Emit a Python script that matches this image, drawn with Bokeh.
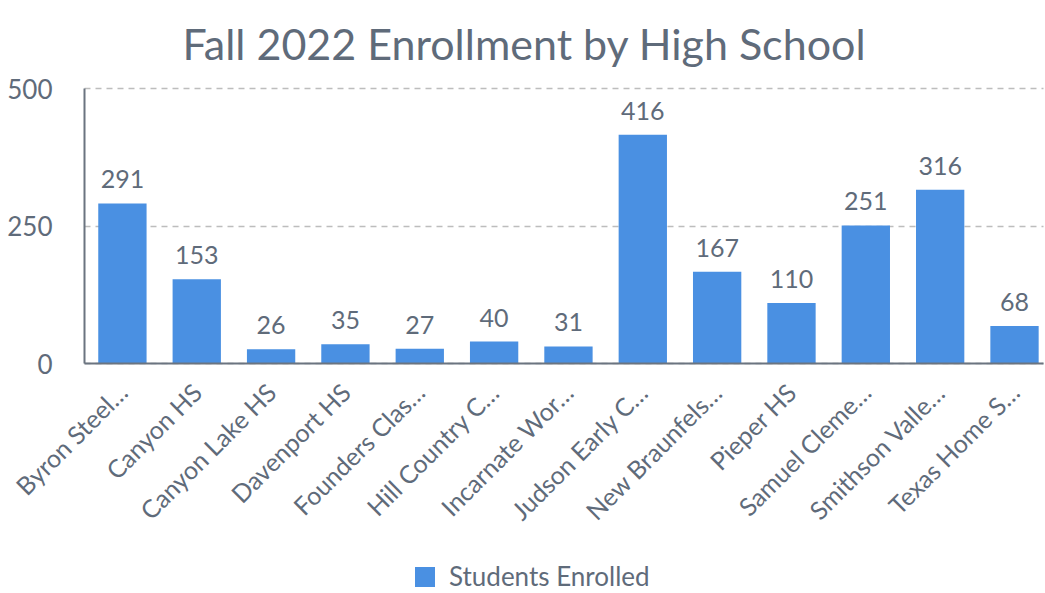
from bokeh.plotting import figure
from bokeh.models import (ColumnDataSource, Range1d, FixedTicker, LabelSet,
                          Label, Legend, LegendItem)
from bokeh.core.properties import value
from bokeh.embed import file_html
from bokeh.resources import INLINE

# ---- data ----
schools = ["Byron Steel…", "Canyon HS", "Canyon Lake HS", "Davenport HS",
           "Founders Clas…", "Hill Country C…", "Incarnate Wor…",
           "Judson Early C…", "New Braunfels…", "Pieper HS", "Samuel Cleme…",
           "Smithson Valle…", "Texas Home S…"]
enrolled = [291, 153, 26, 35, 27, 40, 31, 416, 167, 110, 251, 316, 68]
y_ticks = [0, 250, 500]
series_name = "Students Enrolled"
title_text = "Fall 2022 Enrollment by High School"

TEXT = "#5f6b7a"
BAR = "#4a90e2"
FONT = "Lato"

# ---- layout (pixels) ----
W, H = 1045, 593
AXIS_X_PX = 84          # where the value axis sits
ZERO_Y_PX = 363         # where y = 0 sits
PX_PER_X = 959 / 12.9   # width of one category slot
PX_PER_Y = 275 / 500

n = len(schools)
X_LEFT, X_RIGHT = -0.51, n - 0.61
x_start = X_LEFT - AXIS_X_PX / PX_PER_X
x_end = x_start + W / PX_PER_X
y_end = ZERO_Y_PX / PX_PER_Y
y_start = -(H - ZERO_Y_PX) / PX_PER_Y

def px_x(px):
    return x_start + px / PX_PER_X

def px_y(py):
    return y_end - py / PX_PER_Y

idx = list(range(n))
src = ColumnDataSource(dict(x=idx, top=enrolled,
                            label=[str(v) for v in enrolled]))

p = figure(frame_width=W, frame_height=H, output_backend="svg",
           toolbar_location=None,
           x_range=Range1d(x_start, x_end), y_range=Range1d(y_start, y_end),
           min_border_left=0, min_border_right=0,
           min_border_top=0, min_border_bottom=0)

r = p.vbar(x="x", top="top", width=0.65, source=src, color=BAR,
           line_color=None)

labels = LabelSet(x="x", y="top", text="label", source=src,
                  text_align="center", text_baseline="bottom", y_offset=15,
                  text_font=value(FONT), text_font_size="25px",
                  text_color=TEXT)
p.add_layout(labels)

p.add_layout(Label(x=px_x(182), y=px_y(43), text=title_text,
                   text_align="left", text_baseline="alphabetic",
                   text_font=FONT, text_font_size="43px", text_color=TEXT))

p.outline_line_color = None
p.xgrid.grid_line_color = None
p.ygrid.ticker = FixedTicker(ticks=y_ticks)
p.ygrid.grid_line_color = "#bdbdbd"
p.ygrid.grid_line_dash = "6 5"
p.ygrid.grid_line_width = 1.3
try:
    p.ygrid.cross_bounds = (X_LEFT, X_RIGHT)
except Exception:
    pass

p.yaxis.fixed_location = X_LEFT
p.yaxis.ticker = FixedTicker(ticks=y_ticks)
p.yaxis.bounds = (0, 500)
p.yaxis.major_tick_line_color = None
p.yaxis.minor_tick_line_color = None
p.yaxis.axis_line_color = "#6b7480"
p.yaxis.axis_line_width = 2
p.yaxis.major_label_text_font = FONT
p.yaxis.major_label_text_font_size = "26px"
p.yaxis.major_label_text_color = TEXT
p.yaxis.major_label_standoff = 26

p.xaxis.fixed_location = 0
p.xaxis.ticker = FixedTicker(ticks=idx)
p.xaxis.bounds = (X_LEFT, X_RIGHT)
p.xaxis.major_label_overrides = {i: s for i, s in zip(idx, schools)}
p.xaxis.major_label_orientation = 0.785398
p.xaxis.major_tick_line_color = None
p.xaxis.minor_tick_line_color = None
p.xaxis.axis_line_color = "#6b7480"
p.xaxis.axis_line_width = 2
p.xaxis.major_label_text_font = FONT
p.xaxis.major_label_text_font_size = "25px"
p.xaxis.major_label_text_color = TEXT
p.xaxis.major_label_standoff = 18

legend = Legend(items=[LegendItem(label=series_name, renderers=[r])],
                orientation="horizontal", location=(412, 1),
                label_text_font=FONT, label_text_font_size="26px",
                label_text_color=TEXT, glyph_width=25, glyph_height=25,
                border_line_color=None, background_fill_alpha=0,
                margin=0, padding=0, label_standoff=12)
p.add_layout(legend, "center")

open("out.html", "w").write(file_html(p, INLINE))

···

[Exercise details]
Reproduce all of the data exactly; the pictures do not belong in the copy.

[Task result]
Emit a Python script that matches this image, drawn with Bokeh.
from bokeh.plotting import figure
from bokeh.models import (ColumnDataSource, Range1d, FixedTicker, LabelSet,
                          Label, Legend, LegendItem)
from bokeh.core.properties import value
from bokeh.embed import file_html
from bokeh.resources import INLINE

# ---- data ----
schools = ["Byron Steel…", "Canyon HS", "Canyon Lake HS", "Davenport HS",
           "Founders Clas…", "Hill Country C…", "Incarnate Wor…",
           "Judson Early C…", "New Braunfels…", "Pieper HS", "Samuel Cleme…",
           "Smithson Valle…", "Texas Home S…"]
enrolled = [291, 153, 26, 35, 27, 40, 31, 416, 167, 110, 251, 316, 68]
y_ticks = [0, 250, 500]
series_name = "Students Enrolled"
title_text = "Fall 2022 Enrollment by High School"

TEXT = "#5f6b7a"
BAR = "#4a90e2"
FONT = "Lato"

# ---- layout (pixels) ----
W, H = 1045, 593
AXIS_X_PX = 84          # where the value axis sits
ZERO_Y_PX = 363         # where y = 0 sits
PX_PER_X = 959 / 12.9   # width of one category slot
PX_PER_Y = 275 / 500

n = len(schools)
X_LEFT, X_RIGHT = -0.51, n - 0.61
x_start = X_LEFT - AXIS_X_PX / PX_PER_X
x_end = x_start + W / PX_PER_X
y_end = ZERO_Y_PX / PX_PER_Y
y_start = -(H - ZERO_Y_PX) / PX_PER_Y

def px_x(px):
    return x_start + px / PX_PER_X

def px_y(py):
    return y_end - py / PX_PER_Y

idx = list(range(n))
src = ColumnDataSource(dict(x=idx, top=enrolled,
                            label=[str(v) for v in enrolled]))

p = figure(frame_width=W, frame_height=H, output_backend="svg",
           toolbar_location=None,
           x_range=Range1d(x_start, x_end), y_range=Range1d(y_start, y_end),
           min_border_left=0, min_border_right=0,
           min_border_top=0, min_border_bottom=0)

r = p.vbar(x="x", top="top", width=0.65, source=src, color=BAR,
           line_color=None)

labels = LabelSet(x="x", y="top", text="label", source=src,
                  text_align="center", text_baseline="bottom", y_offset=15,
                  text_font=value(FONT), text_font_size="25px",
                  text_color=TEXT)
p.add_layout(labels)

p.add_layout(Label(x=px_x(182), y=px_y(43), text=title_text,
                   text_align="left", text_baseline="alphabetic",
                   text_font=FONT, text_font_size="43px", text_color=TEXT))

p.outline_line_color = None
p.xgrid.grid_line_color = None
p.ygrid.ticker = FixedTicker(ticks=y_ticks)
p.ygrid.grid_line_color = "#bdbdbd"
p.ygrid.grid_line_dash = "6 5"
p.ygrid.grid_line_width = 1.3
try:
    p.ygrid.cross_bounds = (X_LEFT, X_RIGHT)
except Exception:
    pass

p.yaxis.fixed_location = X_LEFT
p.yaxis.ticker = FixedTicker(ticks=y_ticks)
p.yaxis.bounds = (0, 500)
p.yaxis.major_tick_line_color = None
p.yaxis.minor_tick_line_color = None
p.yaxis.axis_line_color = "#6b7480"
p.yaxis.axis_line_width = 2
p.yaxis.major_label_text_font = FONT
p.yaxis.major_label_text_font_size = "26px"
p.yaxis.major_label_text_color = TEXT
p.yaxis.major_label_standoff = 26

p.xaxis.fixed_location = 0
p.xaxis.ticker = FixedTicker(ticks=idx)
p.xaxis.bounds = (X_LEFT, X_RIGHT)
p.xaxis.major_label_overrides = {i: s for i, s in zip(idx, schools)}
p.xaxis.major_label_orientation = 0.785398
p.xaxis.major_tick_line_color = None
p.xaxis.minor_tick_line_color = None
p.xaxis.axis_line_color = "#6b7480"
p.xaxis.axis_line_width = 2
p.xaxis.major_label_text_font = FONT
p.xaxis.major_label_text_font_size = "25px"
p.xaxis.major_label_text_color = TEXT
p.xaxis.major_label_standoff = 18

legend = Legend(items=[LegendItem(label=series_name, renderers=[r])],
                orientation="horizontal", location=(412, 1),
                label_text_font=FONT, label_text_font_size="26px",
                label_text_color=TEXT, glyph_width=25, glyph_height=25,
                border_line_color=None, background_fill_alpha=0,
                margin=0, padding=0, label_standoff=12)
p.add_layout(legend, "center")

open("out.html", "w").write(file_html(p, INLINE))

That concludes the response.